A alternativa só transparece quando são considerados os limites e confrontações descritos no artigo primeiro do projeto. Ao se transferir os indicadores para mapas georeferenciados, se torna clara a intenção da manobra: amenizar o impacto da redução do parque.

A área particular em questão é a RPPN Cristalino, criada em 1997, de propriedade dos mesmos donos de um dos mais conhecidos empreendimentos turísticos das imediações do parque.

“Se olharmos apenas o texto do projeto, a impressão será a de que estão reduzindo a área original em 18 mil hectares, mas é preciso considerar que 7 mil hectares da RPPN foram anexados sem necessidade”, diz Sérgio Guimarães, do ICV.

Na justificativa, a proposta é apresentada como uma forma de “ordenar o texto do projeto original”. “(...) Além de alterar os limites e quantitativos da área, definindo critérios e princípios de desapropriação e concessão de áreas”. Neste momento, o projeto é avaliado pela Comissão de Constituição e Justiça. (RV)

Secretaria não vê mais razões para haver mudança no traçado
A Sema ainda não recebeu oficialmente o texto do substitutivo integral que tramita na Assembléia.

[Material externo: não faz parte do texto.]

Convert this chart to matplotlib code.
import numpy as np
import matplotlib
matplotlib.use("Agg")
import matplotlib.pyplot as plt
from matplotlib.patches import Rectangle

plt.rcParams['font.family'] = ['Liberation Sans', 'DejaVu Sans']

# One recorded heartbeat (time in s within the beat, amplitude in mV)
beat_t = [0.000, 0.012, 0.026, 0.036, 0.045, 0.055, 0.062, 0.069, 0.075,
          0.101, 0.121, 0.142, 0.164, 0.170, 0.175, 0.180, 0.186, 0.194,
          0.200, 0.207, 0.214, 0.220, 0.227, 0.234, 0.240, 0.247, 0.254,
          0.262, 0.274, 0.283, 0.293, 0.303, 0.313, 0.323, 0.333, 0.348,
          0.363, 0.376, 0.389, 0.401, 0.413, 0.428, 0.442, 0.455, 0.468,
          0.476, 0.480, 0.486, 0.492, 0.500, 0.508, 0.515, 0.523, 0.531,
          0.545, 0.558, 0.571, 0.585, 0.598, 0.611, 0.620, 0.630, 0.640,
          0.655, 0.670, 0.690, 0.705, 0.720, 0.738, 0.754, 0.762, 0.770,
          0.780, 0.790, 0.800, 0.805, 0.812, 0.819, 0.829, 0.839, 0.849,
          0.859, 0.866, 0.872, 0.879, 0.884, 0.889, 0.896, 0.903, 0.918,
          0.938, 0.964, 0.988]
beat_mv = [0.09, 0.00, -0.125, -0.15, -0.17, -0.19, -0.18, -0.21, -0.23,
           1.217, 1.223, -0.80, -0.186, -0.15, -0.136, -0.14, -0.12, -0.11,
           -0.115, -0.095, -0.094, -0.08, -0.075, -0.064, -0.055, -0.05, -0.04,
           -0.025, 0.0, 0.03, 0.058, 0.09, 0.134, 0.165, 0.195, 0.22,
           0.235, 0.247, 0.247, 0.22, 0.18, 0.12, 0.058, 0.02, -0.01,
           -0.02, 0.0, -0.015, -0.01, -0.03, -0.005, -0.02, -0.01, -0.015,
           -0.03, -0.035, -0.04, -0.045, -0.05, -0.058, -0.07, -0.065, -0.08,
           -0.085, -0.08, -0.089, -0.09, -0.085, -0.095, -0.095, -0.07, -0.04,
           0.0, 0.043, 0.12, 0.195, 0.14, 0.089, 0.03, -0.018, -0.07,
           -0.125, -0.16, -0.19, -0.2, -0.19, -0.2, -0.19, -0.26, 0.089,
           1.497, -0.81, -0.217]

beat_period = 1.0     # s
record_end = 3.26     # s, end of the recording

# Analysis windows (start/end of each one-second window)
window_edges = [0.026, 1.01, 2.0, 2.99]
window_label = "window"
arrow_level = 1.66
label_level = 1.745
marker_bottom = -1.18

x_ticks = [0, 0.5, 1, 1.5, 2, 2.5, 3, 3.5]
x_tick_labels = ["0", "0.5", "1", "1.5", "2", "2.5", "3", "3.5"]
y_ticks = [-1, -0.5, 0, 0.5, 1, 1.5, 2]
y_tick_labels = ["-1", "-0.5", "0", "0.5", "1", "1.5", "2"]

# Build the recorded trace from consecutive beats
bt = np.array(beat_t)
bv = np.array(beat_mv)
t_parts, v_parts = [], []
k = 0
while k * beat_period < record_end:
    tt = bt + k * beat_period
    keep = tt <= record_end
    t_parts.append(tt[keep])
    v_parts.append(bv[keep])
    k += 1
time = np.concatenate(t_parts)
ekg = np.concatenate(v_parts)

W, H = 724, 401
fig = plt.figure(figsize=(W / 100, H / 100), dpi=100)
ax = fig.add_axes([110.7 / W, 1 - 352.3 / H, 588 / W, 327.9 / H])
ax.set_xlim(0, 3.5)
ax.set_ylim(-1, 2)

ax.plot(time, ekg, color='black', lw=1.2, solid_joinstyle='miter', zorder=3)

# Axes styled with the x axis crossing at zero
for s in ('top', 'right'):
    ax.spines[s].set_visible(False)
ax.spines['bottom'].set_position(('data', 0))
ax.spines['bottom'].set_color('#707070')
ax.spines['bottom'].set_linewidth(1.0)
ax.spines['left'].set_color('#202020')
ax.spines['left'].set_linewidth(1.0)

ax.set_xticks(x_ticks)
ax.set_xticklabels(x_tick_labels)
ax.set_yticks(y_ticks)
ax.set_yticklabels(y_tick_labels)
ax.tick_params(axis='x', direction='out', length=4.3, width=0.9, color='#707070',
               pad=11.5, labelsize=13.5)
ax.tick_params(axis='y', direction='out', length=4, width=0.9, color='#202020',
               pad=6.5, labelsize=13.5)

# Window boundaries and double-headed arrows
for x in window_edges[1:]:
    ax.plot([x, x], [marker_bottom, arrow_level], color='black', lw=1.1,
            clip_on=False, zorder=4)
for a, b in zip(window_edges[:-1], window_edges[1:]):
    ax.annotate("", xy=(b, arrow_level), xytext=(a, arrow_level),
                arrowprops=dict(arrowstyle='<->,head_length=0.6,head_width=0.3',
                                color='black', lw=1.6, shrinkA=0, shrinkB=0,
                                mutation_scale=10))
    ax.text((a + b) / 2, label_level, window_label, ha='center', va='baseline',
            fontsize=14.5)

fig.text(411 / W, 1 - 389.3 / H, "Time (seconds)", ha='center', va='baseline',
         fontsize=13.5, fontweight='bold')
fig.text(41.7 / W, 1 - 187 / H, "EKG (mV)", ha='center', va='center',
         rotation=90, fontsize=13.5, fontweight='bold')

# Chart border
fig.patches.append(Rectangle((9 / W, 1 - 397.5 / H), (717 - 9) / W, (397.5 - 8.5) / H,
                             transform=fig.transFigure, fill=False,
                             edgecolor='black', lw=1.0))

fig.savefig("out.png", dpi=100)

Na semana passada, chegaram da Casa Civil para análise apenas as quatro emendas propostas ao texto encaminhado pelo governo.

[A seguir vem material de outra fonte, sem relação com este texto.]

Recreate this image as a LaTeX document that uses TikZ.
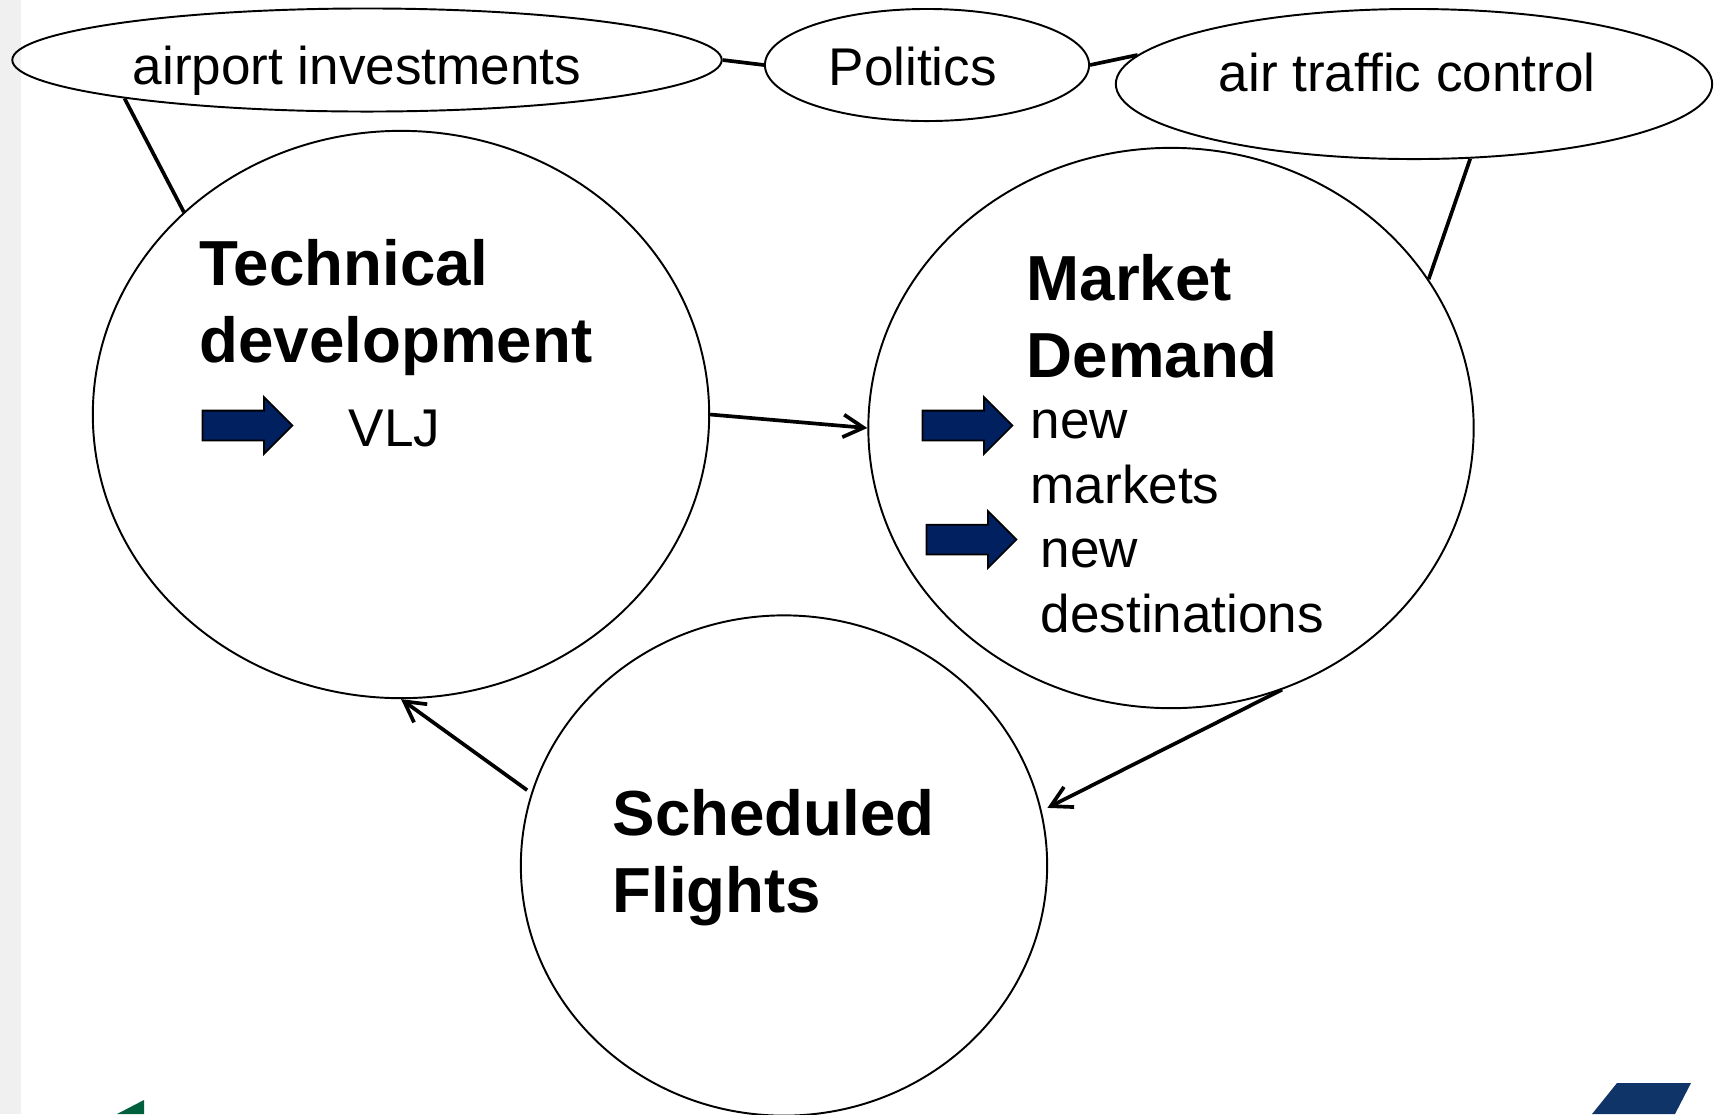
\documentclass[tikz,border=0pt]{standalone}
\usepackage{fontspec}
\setmainfont{Liberation Sans}
\usetikzlibrary{shapes.geometric,shapes.arrows,arrows.meta}
\definecolor{arrowblue}{HTML}{002060}
\definecolor{logogreen}{HTML}{00603C}
\definecolor{logoblue}{HTML}{0F3468}
\definecolor{stripgray}{HTML}{F0F0F0}
\tikzset{
    bubble/.style={draw, ellipse, inner sep=0pt, line width=0.55pt},
    link/.style={line width=1.05pt},
    flow/.style={line width=1.05pt, -{Straight Barb[length=5.8pt,width=6.4pt,line width=1.05pt]}},
    titletext/.style={anchor=base west, inner sep=0pt, align=left, font=\fontsize{18.1}{21.8}\selectfont\bfseries},
    plaintext/.style={anchor=base west, inner sep=0pt, align=left, font=\fontsize{15.1}{18.4}\selectfont},
    blockarrow/.style={draw=black, line width=0.5pt, fill=arrowblue, single arrow, inner sep=0.14cm, minimum height=0.9cm, minimum width=0.55cm, single arrow head extend=0.135cm, single arrow head indent=0pt}
}
\begin{document}
\begin{tikzpicture}[x=0.01cm, y=-0.01cm]
    \useasboundingbox (0,0) rectangle (1715,1114);

    % Page strip and logo corners
    \fill[stripgray] (0,0) rectangle (21,1114);
    \fill[logogreen] (117,1114) -- (144,1100) -- (144,1114) -- cycle;
    \fill[logoblue] (1617,1083) -- (1691,1083) -- (1675,1114) -- (1592,1114) -- cycle;

    % Top ellipses
    \node[bubble, minimum width=7.09cm, minimum height=1.03cm] (airport) at (367,60) {};
    \node[bubble, minimum width=3.24cm, minimum height=1.12cm] (politics) at (927,65) {};
    \node[bubble, minimum width=5.96cm, minimum height=1.5cm] (atc) at (1414,84) {};

    % Big circles
    \node[bubble, minimum width=6.16cm, minimum height=5.67cm] (technical) at (401,414.5) {};
    \node[bubble, minimum width=6.05cm, minimum height=5.6cm] (market) at (1171,428) {};
    \node[bubble, minimum width=5.26cm, minimum height=5cm] (scheduled) at (784,865.5) {};

    % Labels
    \node[plaintext] (airportlabel) at (132,84) {airport investments};
    \node[plaintext] (politicslabel) at (828,85) {Politics};
    \node[plaintext] (atclabel) at (1218,91) {air traffic control};
    \node[titletext] (technicallabel) at (199,362) {Technical\\development};
    \node[titletext] (marketlabel) at (1026,377) {Market\\Demand};
    \node[titletext] (scheduledlabel) at (612,912) {Scheduled\\Flights};
    \node[plaintext] (vljlabel) at (348,446) {VLJ};
    \node[plaintext] (marketslabel) at (1030,503.5) {new\\markets};
    \node[plaintext] (destinationslabel) at (1040,632) {new\\destinations};

    % Block arrows
    \foreach \name/\x/\y in {vlj/240/425.5, markets/960/425.5, destinations/964/539.5} {
        \node[blockarrow] (\name) at (\x,\y) {};
    }

    % Connectors
    \draw[link] (airport.189.2) -- (technical.137);
    \draw[link] (airport.east) -- (politics.west);
    \draw[link] (politics.east) -- (atc.174);
    \draw[link] (atc.-53) -- (market.30);
    \draw[flow] (technical.east) -- (market.west);
    \draw[flow, shorten >=1.8pt] (market.-67) -- (scheduled.12);
    \draw[flow, shorten <=1.4pt] (scheduled.164) -- (technical.south);

\end{tikzpicture}
\end{document}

Para a superintendente de Biodiversidade, Eliane Fachim, não há mais justificativas técnicas ou legais para se propor a mudança no traçado da unidade. “Tudo o que foi definido tecnicamente, inclusive para enfrentar as questões fundiárias, está contido no projeto original”.

Das quatro emendas já analisadas pela superintendência, duas tratam apenas de alterações pontuais no texto do projeto. Outra é a já mencionada tentativa de destinar parte da unidade a assentamentos rurais.

Há ainda uma emenda de autoria de Barbosa, que prevê a possibilidade de que as áreas de particulares dentro do parque sejam convertidas em RPPNs e projetos de ecoturismo, desde que “observadas a boa fé e o momento da ocupação”.

“No momento em que se finaliza a produção do plano de manejo e começa a ser constituído o conselho gestor do parque, só podemos ver tais iniciativas como um retrocesso que até nos surpreende. Essa indefinição precisa acabar”.